# Train you first forecasting model

So you picked the forecasting project. Good for you! Forecasting is an important skill, and it's helpful to learn about the techchnologies out there that can make your life easier. Or worse, depending on how you look at it. ;)

### 1. Download the Kaggle forecasting data
Use the notebook example for this.

### 2. Access your data

In [None]:
import pandas as pd
import json
import sagemaker
import boto3

In [None]:
df = pd.read_csv('train.csv')

In [None]:
df.shape

In [None]:
df.head()

Each row here is a new point in time, and each column is an energy station. That means that each COLUMN is a unique time series data set. We are going to train our first model on a single column. Then, you can extend it by adding more columns.

In [None]:
target = df['ACME']

In [None]:
target.shape

Great! We have 5113 obervations. That's well over the 300-limit on DeepAR.

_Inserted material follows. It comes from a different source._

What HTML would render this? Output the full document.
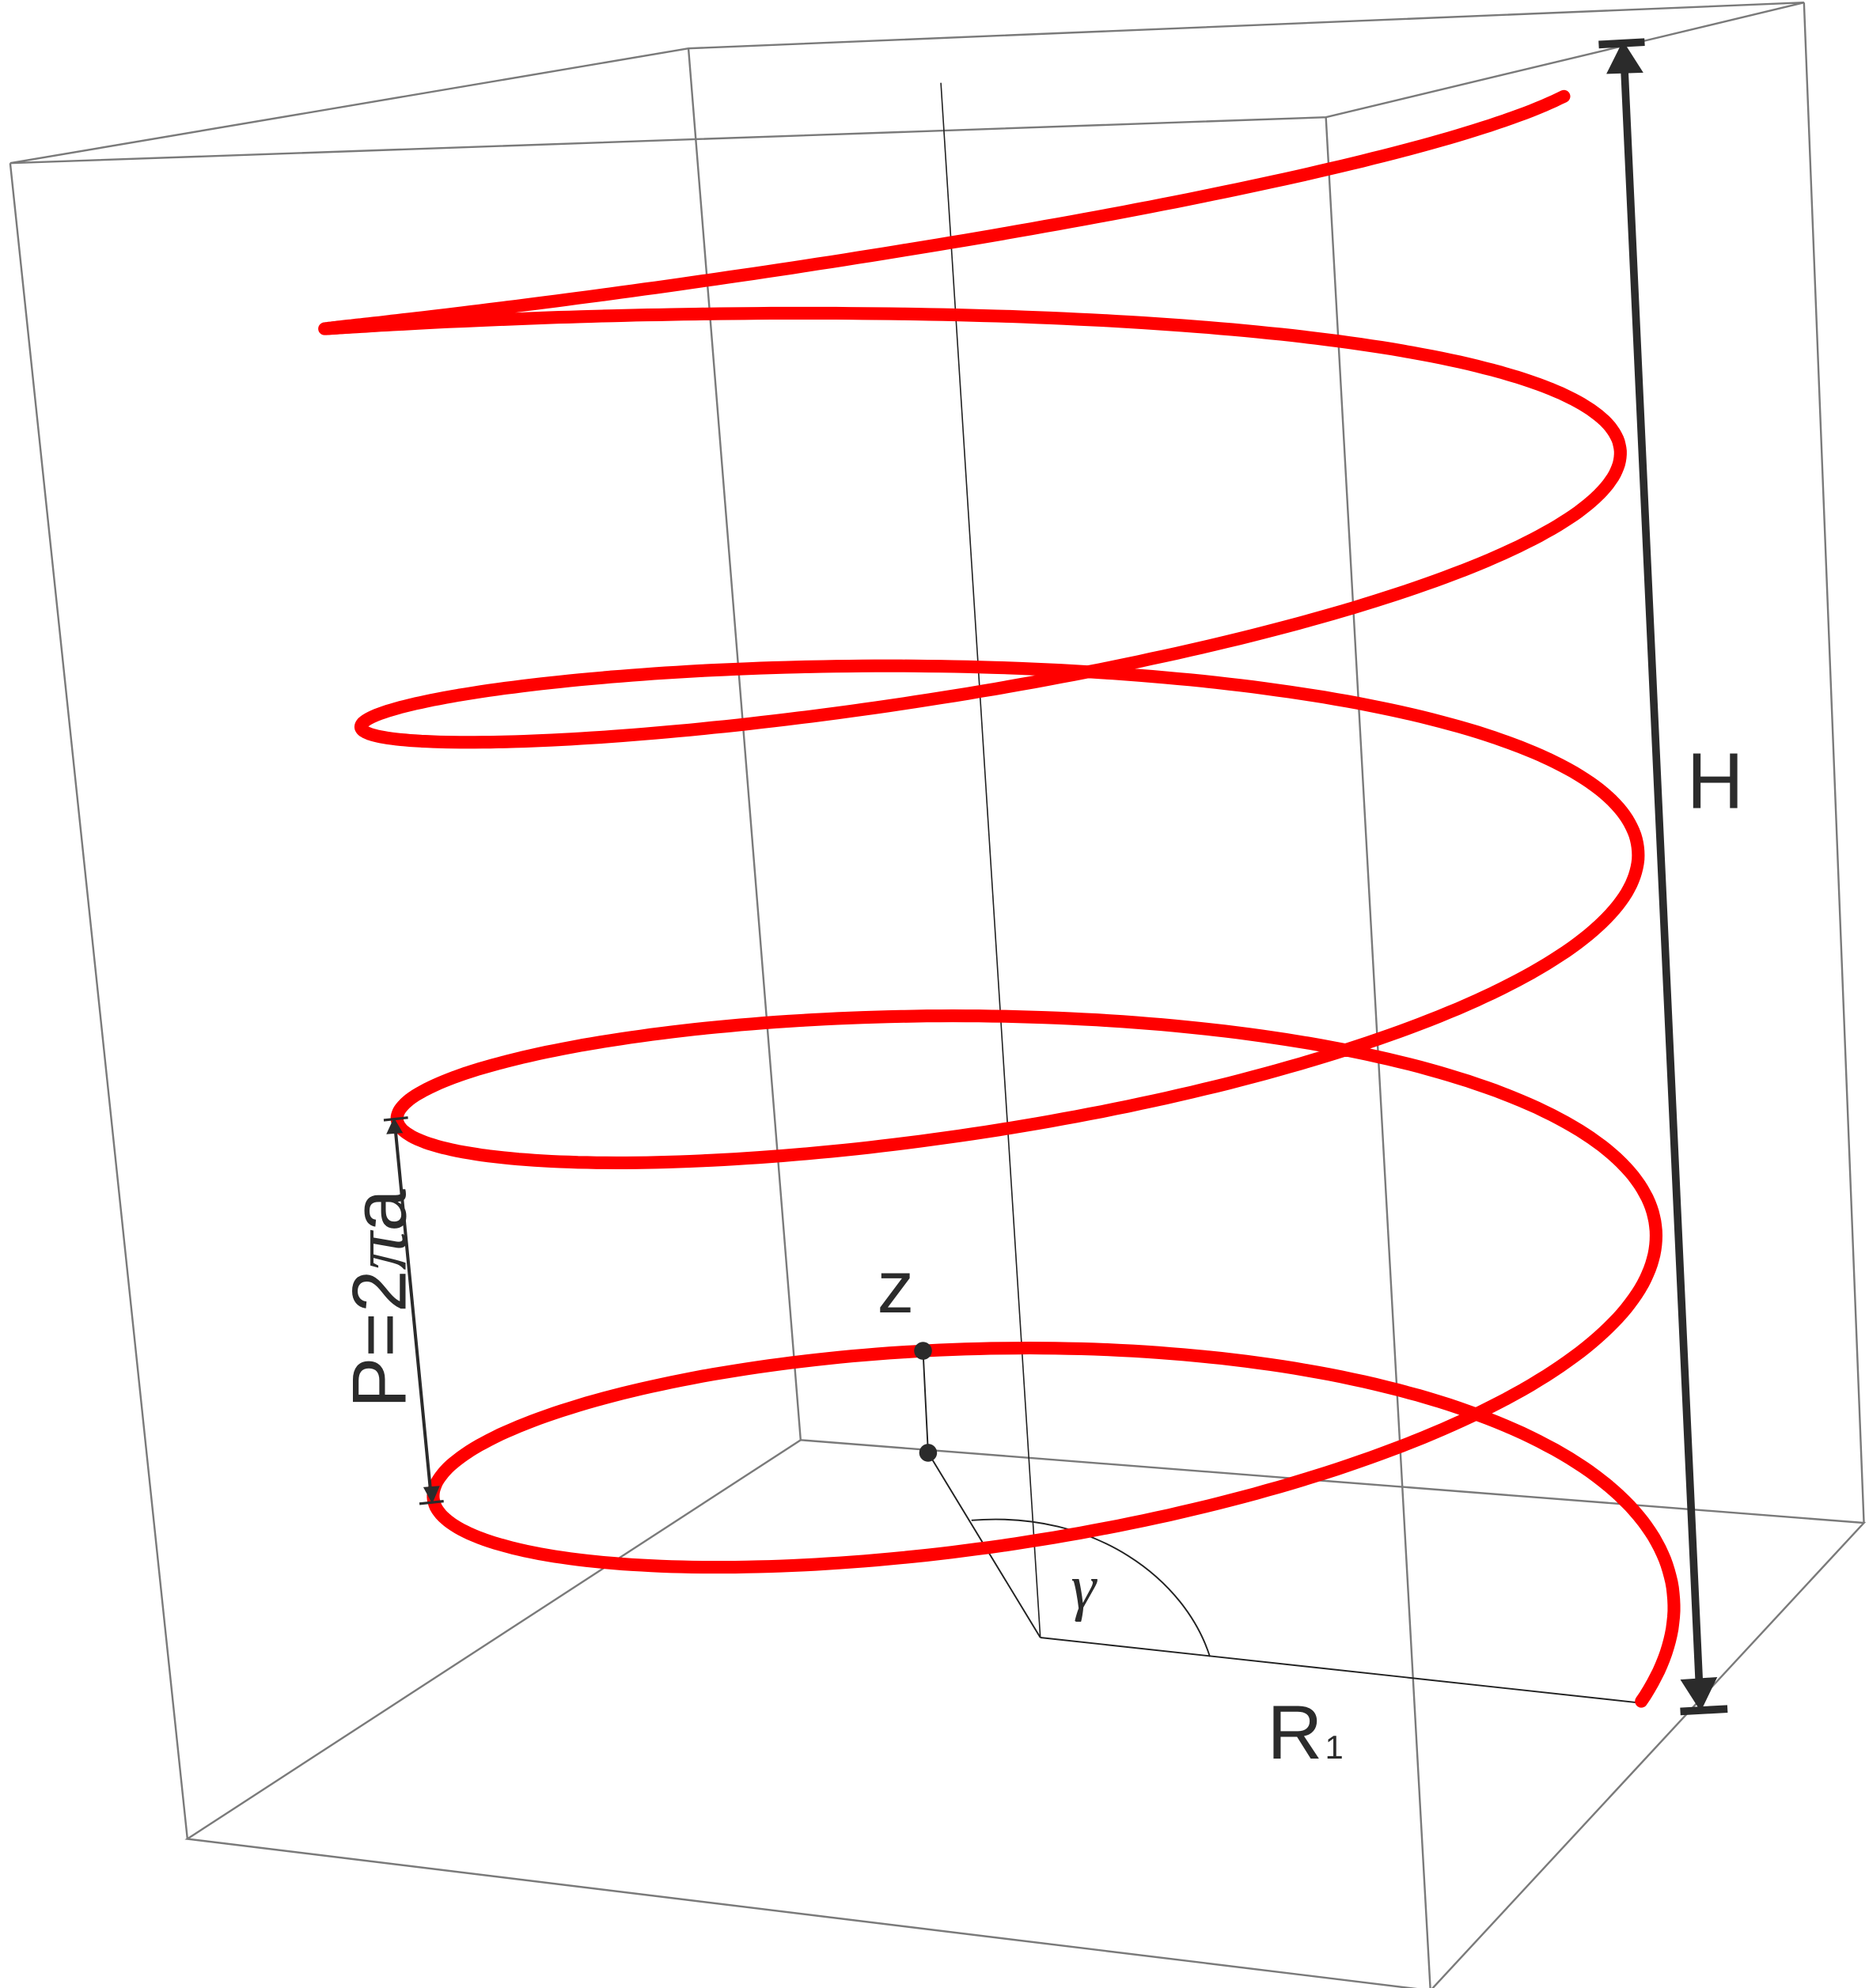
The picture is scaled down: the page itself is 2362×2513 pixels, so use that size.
<!DOCTYPE html>
<html><head><meta charset="utf-8"><style>
html,body{margin:0;padding:0;background:#fff;}
svg{display:block;}
</style></head><body>
<svg id="chart" width="2362" height="2513" viewBox="0 0 1466 1560" preserveAspectRatio="none" xmlns="http://www.w3.org/2000/svg">
<g stroke="#7a7a7a" stroke-width="1.5" fill="none">
<path d="M8,128 L540,38 L1415,2 L1040,92 Z"/>
<path d="M147,1443 L628,1130 L1462,1195 L1122,1562 Z"/>
<path d="M8,128 L147,1443 M540,38 L628,1130 M1415,2 L1462,1195 M1040,92 L1122,1562"/>
</g>
<line x1="738" y1="65" x2="816" y2="1285" stroke="#222" stroke-width="1"/>
<line x1="816" y1="1285" x2="1284" y2="1336" stroke="#222" stroke-width="1.2"/>
<line x1="816" y1="1285" x2="728" y2="1140" stroke="#222" stroke-width="1.2"/>
<line x1="728" y1="1140" x2="724" y2="1060" stroke="#222" stroke-width="1.2"/>
<path d="M949,1300 C930,1240 860,1185 762,1193" stroke="#222" stroke-width="1.2" fill="none"/>
<path id="helix" fill="none" stroke="#ff0000" stroke-width="10" stroke-linecap="round" stroke-linejoin="round"/>
<circle cx="724" cy="1060" r="7" fill="#2b2b2b"/>
<circle cx="728" cy="1140" r="7" fill="#2b2b2b"/>
<g fill="#2b2b2b" stroke="#2b2b2b">
<line x1="1274" y1="50" x2="1333" y2="1325" stroke-width="6"/>
<polygon points="1260,58 1273,32 1289,57" stroke="none"/>
<polygon points="1318,1318 1334,1343 1347,1316" stroke="none"/>
<line x1="1254" y1="35" x2="1290" y2="33" stroke-width="6"/>
<line x1="1318" y1="1343" x2="1355" y2="1341" stroke-width="6"/>
</g>
<g fill="#2b2b2b" stroke="#2b2b2b">
<line x1="310" y1="885" x2="338" y2="1173" stroke-width="2.5"/>
<polygon points="303,890 309,877 316,889" stroke="none"/>
<polygon points="332,1167 339,1180 345,1166" stroke="none"/>
<line x1="301" y1="879" x2="320" y2="877" stroke-width="2"/>
<line x1="329" y1="1180" x2="348" y2="1178" stroke-width="2"/>
</g>
<text x="1323" y="634" font-family="Liberation Sans, sans-serif" font-size="62" fill="#2b2b2b">H</text>
<text x="688" y="1030" font-family="Liberation Sans, sans-serif" font-size="58" fill="#2b2b2b">z</text>
<text x="840" y="1262" font-family="Liberation Serif, serif" font-style="italic" font-size="50" fill="#2b2b2b">γ</text>
<text x="994" y="1380" font-family="Liberation Sans, sans-serif" font-size="60" fill="#2b2b2b">R<tspan font-size="26" dx="2">1</tspan></text>
<text transform="translate(318,1105) rotate(-90)" font-family="Liberation Sans, sans-serif" font-size="60" fill="#2b2b2b">P=2<tspan font-family="Liberation Serif, serif" font-style="italic">π</tspan>a</text>
</svg>
<script>
// helix shape samples (turn index -> centre y, minor axis)
const sKnots = [0, 0.5, 1, 1.5, 2, 2.5, 3, 3.5, 4];
const cyKnots = [1288, 1145, 997, 849, 698, 542, 383, 230, 75];
const minorKnots = [175, 142, 132, 118, 104, 88, 70, 48, 25];
const turnRange = [-0.053, 3.944];
const centerX0 = 833.5, centerXSlope = -21.2;
const majorA0 = 479.5, majorSlope = 7.2;
const tilt = -28;

function interp(xs, ys, s){
  if (s <= xs[0]) return ys[0] + (ys[1]-ys[0])*(s-xs[0])/(xs[1]-xs[0]);
  for (let i=0;i<xs.length-1;i++){
    if (s<=xs[i+1]) return ys[i]+(ys[i+1]-ys[i])*(s-xs[i])/(xs[i+1]-xs[i]);
  }
  const n=xs.length-1;
  return ys[n]+(ys[n]-ys[n-1])*(s-xs[n])/(xs[n]-xs[n-1]);
}
let d='';
const N=1200;
for(let i=0;i<=N;i++){
  const s=turnRange[0]+(turnRange[1]-turnRange[0])*i/N;
  const psi=2*Math.PI*s;
  const cx=centerX0+centerXSlope*s;
  const A=majorA0+majorSlope*s;
  const cy=interp(sKnots,cyKnots,s);
  const B=interp(sKnots,minorKnots,s);
  const x=cx+A*Math.cos(psi);
  const y=cy+tilt*Math.cos(psi)-B*Math.sin(psi);
  d+=(i?'L':'M')+x.toFixed(1)+','+y.toFixed(1);
}
document.getElementById('helix').setAttribute('d',d);
</script>
</body></html>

### 3. Create Train and Test Sets
Now, we'll build 2 datasets. One for training, another for testing. Both need to be written to json files, then copied over to S3.

In [None]:
def get_split(df, freq='D', split_type = 'train', cols_to_use = ['ACME']):
    rt_set = []
    
    # use 70% for training
    if split_type == 'train':
        lower_bound = 0
        upper_bound = round(df.shape[0] * .7)
        
    # use 15% for validation
    elif split_type == 'validation':
        lower_bound = round(df.shape[0] * .7)
        upper_bound = round(df.shape[0] * .85)
        
    # use 15% for test
    elif split_type == 'test':
        lower_bound = round(df.shape[0] * .85)
        upper_bound = df.shape[0]
            
    # loop through columns you want to use
    for h in list(df):
        if h in cols_to_use:
            
            target_column = df[h].values.tolist()[lower_bound:upper_bound]
            
            date_str = str(df.iloc[0]['Date'])
            
            year = date_str[0:4]
            month = date_str[4:6]
            date = date_str[7:]
                                                
            start_dataset = pd.Timestamp("{}-{}-{} 00:00:00".format(year, month, date, freq=freq))
                        
            # create a new json object for each column
            json_obj = {'start': str(start_dataset),
                       'target':target_column}
    
            rt_set.append(json_obj)
    
    return rt_set

In [None]:
train_set = get_split(df, freq)
test_set = get_split(df, freq, split_type = 'test')

In [None]:
def write_dicts_to_file(path, data):
    with open(path, 'wb') as fp:
        for d in data:
            fp.write(json.dumps(d).encode("utf-8"))
#             fp.write("\n".encode('utf-8'))

In [None]:
write_dicts_to_file('train.json', train_set)
write_dicts_to_file('test.json', test_set)

In [None]:
!aws s3 cp train.json s3://forecasting-do-not-delete/train/train.json
!aws s3 cp test.json s3://forecasting-do-not-delete/test/test.json

### 4. Run a SageMaker Training Job
Ok! If everything worked, we should be able to train a model in SageMaker straight away.

In [None]:
sess = sagemaker.Session()
region = sess.boto_region_name
image = sagemaker.amazon.amazon_estimator.get_image_uri(region, "forecasting-deepar", "latest")
role = sagemaker.get_execution_role()   

In [None]:
estimator = sagemaker.estimator.Estimator(
    sagemaker_session=sess,
    image_name=image,
    role=role,
    train_instance_count=1,
    train_instance_type='ml.c4.2xlarge',
    base_job_name='deepar-electricity-demo',
    output_path='s3://forecasting-do-not-delete/output'
)

In [None]:
hyperparameters = {
    
    # frequency interval is once per day
    "time_freq": 'D',
    "epochs": "400",
    "early_stopping_patience": "40",
    "mini_batch_size": "64",
    "learning_rate": "5E-4",
    
    # let's use the last 30 days for context
    "context_length": str(30),
    
    # let's forecast for 30 days
    "prediction_length": str(30)
}

estimator.set_hyperparameters(**hyperparameters)

In [None]:
data_channels = {
    "train": "s3://forecasting-do-not-delete/train/train.json",
    "test": "s3://forecasting-do-not-delete/test/test.json"
}

estimator.fit(inputs=data_channels, wait=True)

### 5. Run Inference
If you made it this far, congratulations! None of this is easy. For your next steps, please open up the example notebook under the SageMakerExamples:
- SageMakerExamples/Introduction To Amazon Algorithms/DeepAR-Electricity.

That will walk you through both how to add more timeseries to your model, and how to get inference results out of it.

### 6. Extend Your Solution
Now you're getting forecasts, how will you extend your solution? How good are your forecasts? What about getting forecasts for the other stations? Is your model cognizant of the weather?

Spend your remaining time growing your modeling solution to leverage additional datasets. Then, think through how you'd set this up to run in production.